2023-2024 MHC Annual Symposium theme announced!


“River towns are winged towns.”

“A river is superior to a lake in its liberating influence. It has motion and indefinite length. A river touching the back of a town is like a wing, it may be unused as yet, but ready to waft it over the world. With its rapid current it is a slightly fluttering wing. River towns are winged towns.” 

(Henry David Thoreau, journal entry, dated July 2, 1858)

From the Mississippi to the Rhine to the Yangtze, to the Penobscot, the Earth’s rivers have made possible the transport of goods and people throughout history, and with those goods and
people, culture has also been transported. Rivers make us, and we have in turn made them—through dams, diversion, reversals. The rivers give us a literal and symbolic map of human movement, development, and connection, and thus are an illuminating reference point in our work in the humanities. 

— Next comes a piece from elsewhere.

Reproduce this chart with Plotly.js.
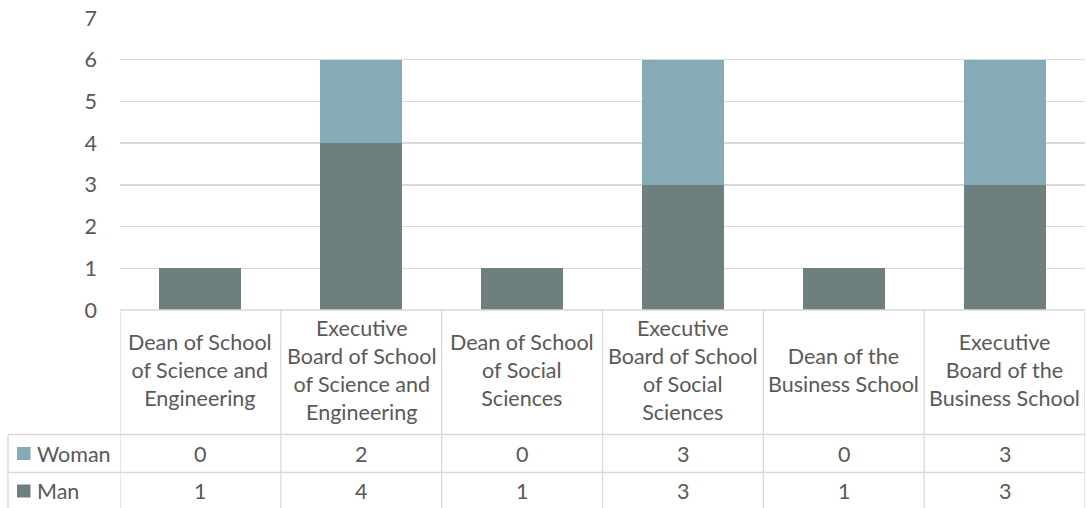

With climate changes affecting those very waterways (see the current work preparing for the future of the Los Angeles River and the Rhine), we can see how the low water levels expose parts of our history, enlarging our sense of how the rivers affect the surrounding land and its people. The 2023-24 annual symposium theme addresses many aspects of how rivers both large and small—and both literal and metaphorical—shape and are shaped by the stories we tell, the art we make, and the ways in which we live alongside them.